- Episode no.: Season 3 Episode 11
- Directed by: Daniel Minahan
- Written by: Chip Johannessen; Patrick Harbinson;
- Production code: 3WAH11
- Original air date: December 8, 2013
- Running time: 54 minutes

Guest appearances
- William Abadie as Alain Bernard; Shaun Toub as Majid Javadi; David Diaan as Masud Sharazi; Houshang Touzie as Danesh Akbari; Jeff Seymour as Mossad agent; Bobak Bakhtiari as Mossad agent; Naz Deravian as Nassrin Mughrabi; Eyas Younis as IRGC Interrogator;

Episode chronology
| ← Previous "Good Night" | Next → "The Star" |
- Homeland season 3

= Big Man in Tehran =

"Big Man in Tehran" is the eleventh episode of the third season of the American television drama series Homeland, and the 35th episode overall. It premiered on Showtime on December 8, 2013.

== Plot ==
Saul (Mandy Patinkin) coerces the imprisoned Alain Bernard (William Abadie) into contacting his superiors in Mossad and convincing them to deploy two operatives to Tehran to assist Brody (Damian Lewis). Carrie (Claire Danes), now in Tehran posing as a Swiss tourist, meets Fara's uncle Masud (David Diaan) who allows Carrie use of his home as a safehouse. The Mossad operatives make contact with Carrie there. They give her a cyanide needle to be delivered to Brody, which he is to use to kill Danesh Akbari while the operatives create a diversion by detonating C-4 nearby.

Brody is repeatedly questioned under the supervision of Majid Javadi (Shaun Toub). Javadi reports back to Akbari (Houshang Touzie), saying that Brody could be of great value for Iranian propaganda, but it is hard to know whether he can be trusted. Javadi suggests that Akbari assess Brody face-to-face. Javadi then organizes a rendezvous with Carrie where he acquires the cyanide needle and confirms that Akbari will likely soon be meeting with Brody. The next day, Brody is taken to an outdoor location secured by Akbari's guards. Akbari arrives there simultaneously and smiles and nods at Brody. Brody approaches him, preparing to use the needle, but before he gets close, Akbari gets back into his car and leaves. Brody is then escorted into a nearby house where Abu Nazir's widow, Nassrin (Naz Deravian), is waiting to talk to Brody and vet him on behalf of Akbari.

Six days pass. Brody has been making appearances on Iranian television denouncing the United States. Saul, Lockhart (Tracy Letts), and Dar Adal (F. Murray Abraham) have a meeting. They agree that Brody no longer has a chance of getting close to Akbari. Lockhart states that Brody did not show up for an attempted extraction out of Iran, his loyalty to the United States can no longer be trusted, and that his knowledge of the operation jeopardizes Javadi's status as an asset.

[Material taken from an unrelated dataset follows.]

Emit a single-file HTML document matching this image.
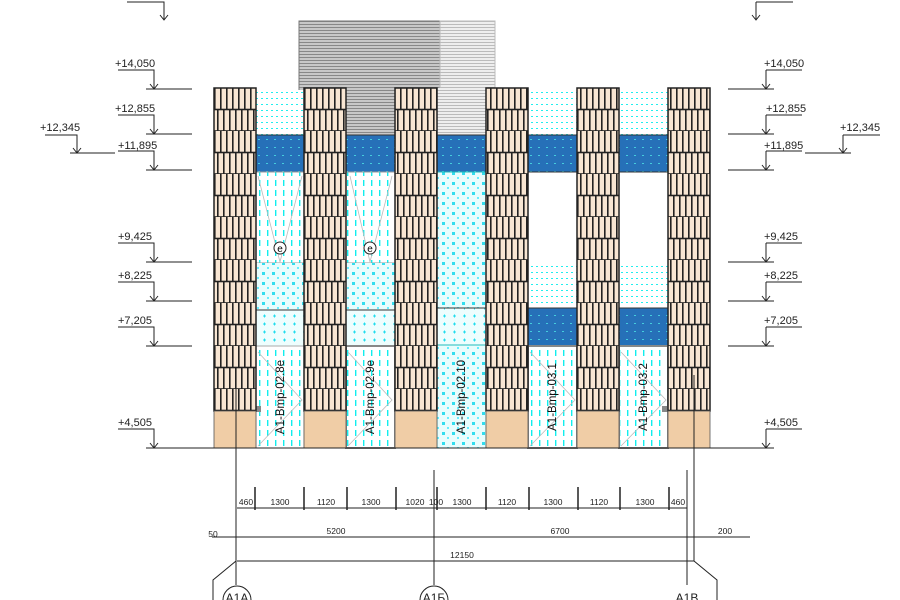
<!DOCTYPE html>
<html><head><meta charset="utf-8"><style>html,body{margin:0;padding:0;background:#fff}svg{display:block}text{font-family:"Liberation Sans",sans-serif}</style></head><body>
<svg width="900" height="600" viewBox="0 0 900 600" xmlns="http://www.w3.org/2000/svg">
<defs>
<pattern id="brick" width="12" height="43" patternUnits="userSpaceOnUse" x="214" y="88">
<rect width="12" height="43" fill="#f8e6d3"/>
<rect x="0" y="0" width="1.6" height="21.5" fill="#222"/><rect x="6" y="0" width="1.6" height="21.5" fill="#222"/>
<rect x="3" y="21.5" width="1.6" height="21.5" fill="#222"/><rect x="9" y="21.5" width="1.6" height="21.5" fill="#222"/>
<rect x="0" y="20.7" width="12" height="1.6" fill="#222"/><rect x="0" y="42.2" width="12" height="1.6" fill="#222"/>
</pattern>
<pattern id="dots" width="5" height="6" patternUnits="userSpaceOnUse"><rect width="5" height="6" fill="#fff"/><rect x="1" y="2" width="2" height="1" fill="#2ee"/></pattern>
<pattern id="stars" width="10" height="10" patternUnits="userSpaceOnUse"><rect width="10" height="10" fill="#e8fdfd"/><rect x="2" y="2" width="3" height="3" fill="#3de"/><rect x="7" y="7" width="2" height="2" fill="#6ef"/></pattern>
<pattern id="plus" width="10" height="8" patternUnits="userSpaceOnUse"><rect width="10" height="8" fill="#eefefe"/><path d="M3 4h3M4.5 2.5v3" stroke="#2de" stroke-width="1"/></pattern>
<pattern id="dash" width="8" height="10" patternUnits="userSpaceOnUse"><rect width="8" height="10" fill="#fff"/><rect x="3" y="0" width="1.4" height="6" fill="#1ee"/></pattern>
<pattern id="blue" width="8" height="8" patternUnits="userSpaceOnUse"><rect width="8" height="8" fill="#2670b8"/><rect x="2" y="3" width="2" height="1" fill="#4cd"/></pattern>
<pattern id="hatch" width="4" height="3" patternUnits="userSpaceOnUse"><rect width="4" height="3" fill="#c8c8c8"/><rect y="0" width="4" height="1" fill="#888"/></pattern>
<pattern id="hatch2" width="4" height="3" patternUnits="userSpaceOnUse"><rect width="4" height="3" fill="#eee"/><rect y="0" width="4" height="1" fill="#bbb"/></pattern>
</defs>

<rect x="299" y="21" width="141" height="114" fill="url(#hatch)" stroke="#777"/>
<rect x="440" y="21" width="55" height="67" fill="url(#hatch2)" stroke="#bbb"/>

<g stroke="#333" stroke-width="1">
<rect x="256" y="90" width="48" height="45" fill="url(#dots)" stroke="none"/>
<rect x="256" y="135" width="48" height="37" fill="url(#blue)"/>
<rect x="256" y="172" width="48" height="91" fill="url(#dash)" stroke="#999"/>
<rect x="256" y="263" width="48" height="47" fill="url(#stars)" stroke="none"/>
<rect x="256" y="310" width="48" height="36" fill="url(#plus)"/>
<rect x="256" y="346" width="48" height="102" fill="url(#dash)" stroke="#aaa"/>
<rect x="346" y="88" width="49" height="47" fill="url(#hatch)" stroke="none"/>
<rect x="346" y="135" width="49" height="37" fill="url(#blue)"/>
<rect x="346" y="172" width="49" height="91" fill="url(#dash)" stroke="#999"/>
<rect x="346" y="263" width="49" height="47" fill="url(#stars)" stroke="none"/>
<rect x="346" y="310" width="49" height="36" fill="url(#plus)"/>
<rect x="346" y="346" width="49" height="102" fill="url(#dash)" stroke="#888" stroke-width="2"/>
<rect x="437" y="88" width="49" height="47" fill="url(#hatch2)" stroke="none"/>
<rect x="437" y="135" width="49" height="37" fill="url(#blue)"/>
<rect x="437" y="172" width="49" height="136" fill="url(#stars)" stroke="#2bb"/>
<rect x="437" y="308" width="49" height="37" fill="url(#plus)"/>
<rect x="437" y="345" width="49" height="103" fill="url(#stars)" stroke="#2bb"/>
<rect x="528" y="90" width="49" height="45" fill="url(#dots)" stroke="none"/>
<rect x="528" y="135" width="49" height="37" fill="url(#blue)"/>
<rect x="528" y="265" width="49" height="43" fill="url(#dots)" stroke="none"/>
<rect x="528" y="308" width="49" height="38" fill="url(#blue)"/>
<rect x="528" y="346" width="49" height="102" fill="url(#dash)" stroke="#888" stroke-width="2"/>
<rect x="619" y="90" width="49" height="45" fill="url(#dots)" stroke="none"/>
<rect x="619" y="135" width="49" height="37" fill="url(#blue)"/>
<rect x="619" y="265" width="49" height="43" fill="url(#dots)" stroke="none"/>
<rect x="619" y="308" width="49" height="38" fill="url(#blue)"/>
<rect x="619" y="346" width="49" height="102" fill="url(#dash)" stroke="#888" stroke-width="2"/>
</g>
<g stroke="#bbb" fill="none" stroke-width="0.8">
<path d="M258 176L280 262L302 176M350 176L370 262L392 176"/>
<path d="M258 352L302 400L258 446M348 352L392 400L348 446M530 352L575 400L530 446M621 352L666 400L621 446"/>
</g>
<g fill="#fff" stroke="#222"><circle cx="280" cy="248" r="6"/><circle cx="370" cy="248" r="6"/></g>
<g font-size="10" text-anchor="middle"><text x="280" y="252">e</text><text x="370" y="252">e</text></g>
<g font-size="11.5" fill="#111">
<text transform="translate(284,397) rotate(-90)" text-anchor="middle">A1-Bmp-02.8e</text>
<text transform="translate(374,397) rotate(-90)" text-anchor="middle">A1-Bmp-02.9e</text>
<text transform="translate(465,397) rotate(-90)" text-anchor="middle">A1-Bmp-02.10</text>
<text transform="translate(556,397) rotate(-90)" text-anchor="middle">A1-Bmp-03.1</text>
<text transform="translate(647,397) rotate(-90)" text-anchor="middle">A1-Bmp-03.2</text>
</g>
<rect x="256" y="406" width="5" height="6" fill="#888"/><rect x="662" y="406" width="5" height="6" fill="#888"/>

<g stroke="#222" stroke-width="1.5">
<rect x="214" y="88" width="42" height="323" fill="url(#brick)"/>
<rect x="304" y="88" width="42" height="323" fill="url(#brick)"/>
<rect x="395" y="88" width="42" height="323" fill="url(#brick)"/>
<rect x="486" y="88" width="42" height="323" fill="url(#brick)"/>
<rect x="577" y="88" width="42" height="323" fill="url(#brick)"/>
<rect x="668" y="88" width="42" height="323" fill="url(#brick)"/>
</g>
<g fill="#f0cda6" stroke="#555" stroke-width="0.8">
<rect x="214" y="411" width="42" height="37"/><rect x="304" y="411" width="42" height="37"/><rect x="395" y="411" width="42" height="37"/>
<rect x="486" y="411" width="42" height="37"/><rect x="577" y="411" width="42" height="37"/><rect x="668" y="411" width="42" height="37"/>
</g>

<g stroke="#222" stroke-width="1" fill="none">
<path d="M146 89h46M118 70h36v19M150 84l4 5l4-5"/>
<path d="M146 134h46M118 115h36v19M150 129l4 5l4-5"/>
<path d="M146 170h46M118 151h36v19M150 165l4 5l4-5"/>
<path d="M146 262h46M118 243h36v19M150 257l4 5l4-5"/>
<path d="M146 301h46M118 282h36v19M150 296l4 5l4-5"/>
<path d="M146 346h46M118 327h36v19M150 341l4 5l4-5"/>
<path d="M146 448h616M118 429h36v19M150 443l4 5l4-5"/>
<path d="M70 153h45M45 135h32v18M73 148l4 5l4-5"/>
<path d="M728 89h46M766 70h36M766 70v19M762 84l4 5l4-5"/>
<path d="M728 134h46M766 115h36M766 115v19M762 129l4 5l4-5"/>
<path d="M728 170h46M766 151h36M766 151v19M762 165l4 5l4-5"/>
<path d="M728 262h46M766 243h36M766 243v19M762 257l4 5l4-5"/>
<path d="M728 301h46M766 282h36M766 282v19M762 296l4 5l4-5"/>
<path d="M728 346h46M766 327h36M766 327v19M762 341l4 5l4-5"/>
<path d="M728 448h46M766 429h36M766 429v19M762 443l4 5l4-5"/>
<path d="M805 153h46M843 135h37M843 135v18M839 148l4 5l4-5"/>
<path d="M127 2h37v18M160 15l4 5l4-5M756 2h37M756 2v18M752 15l4 5l4-5"/>
</g>
<g font-size="11" fill="#222">
<text x="115" y="67">+14,050</text><text x="115" y="112">+12,855</text><text x="118" y="149">+11,895</text>
<text x="118" y="240">+9,425</text><text x="118" y="279">+8,225</text><text x="118" y="324">+7,205</text><text x="118" y="426">+4,505</text>
<text x="40" y="131">+12,345</text>
<text x="764" y="67">+14,050</text><text x="766" y="112">+12,855</text><text x="764" y="149">+11,895</text>
<text x="764" y="240">+9,425</text><text x="764" y="279">+8,225</text><text x="764" y="324">+7,205</text><text x="764" y="426">+4,505</text>
<text x="840" y="131">+12,345</text>
</g>

<g stroke="#222" stroke-width="1" fill="none">
<path d="M236 370V585M434 470V585M687 470V585M694 375V561"/>
<path d="M237 508H687M212 537H750M237 561H694"/>
<path d="M236 561L213 580V600M694 561L717 580V600"/>
<path d="M255 487v23M304 487v23M347 487v23M396 487v23M437 487v23M486 487v23M529 487v23M578 487v23M620 487v23M669 487v23" stroke-width="1.5"/>
<circle cx="237" cy="600" r="14"/><circle cx="434" cy="600" r="14"/>
</g>
<g font-size="8.5" fill="#222" text-anchor="middle">
<text x="246" y="505">460</text><text x="280" y="505">1300</text><text x="326" y="505">1120</text><text x="371" y="505">1300</text>
<text x="415" y="505">1020</text><text x="436" y="505">100</text><text x="462" y="505">1300</text><text x="507" y="505">1120</text>
<text x="553" y="505">1300</text><text x="599" y="505">1120</text><text x="645" y="505">1300</text><text x="678" y="505">460</text>
<text x="336" y="534">5200</text><text x="560" y="534">6700</text><text x="213" y="537">50</text><text x="725" y="534">200</text>
<text x="462" y="558">12150</text>
</g>
<g font-size="12" fill="#222" text-anchor="middle"><text x="237" y="602">A1A</text><text x="434" y="602">A1Б</text><text x="687" y="602">A1B</text></g>
</svg>
</body></html>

With the President demanding immediate action, Lockhart implies that the only option is to assassinate Brody. Saul calls Carrie, asking why Brody refused the extraction and if Brody has reached out to her. He tells Carrie to fly back to the U.S. where they will reconvene.

Carrie, spooked by the phone call, calls Brody and tells him he may be in danger. She asks him to flee Tehran with her, but Brody declines, saying there is nowhere else for him to go. Carrie then spots the two Mossad operatives headed towards Brody and alerts him. Brody evades them and goes to Nassrin's house. He tells her someone tried to kill him, and asks her to arrange a meeting with Akbari, claiming that he has very important information about Majid Javadi. Brody is brought into Akbari's office where they speak in privacy. Brody reveals to Akbari the truth behind his presence in Iran: he was sent there to kill Akbari, so that Javadi, now a CIA asset, could take his place. Akbari thanks Brody for his loyalty and says he will take care of Javadi. Brody then bludgeons Akbari in the head with a crystal ash tray, and suffocates him while he is unconscious. Brody finds a cell phone on Akbari's desk and uses it to call Carrie, telling her, "I killed him. Get me out of here".

== Production ==
The episode was directed by Daniel Minahan and written by executive producer Chip Johannessen and co-executive producer Patrick Harbinson.

== Reception ==
=== Ratings ===
The original broadcast was watched by 2.09 million viewers, which marked a new season high to date.

=== Awards and nominations ===
This episode was named the Best Edited One Hour Series for Non-Commercial Television at the 64th American Cinema Editors Awards.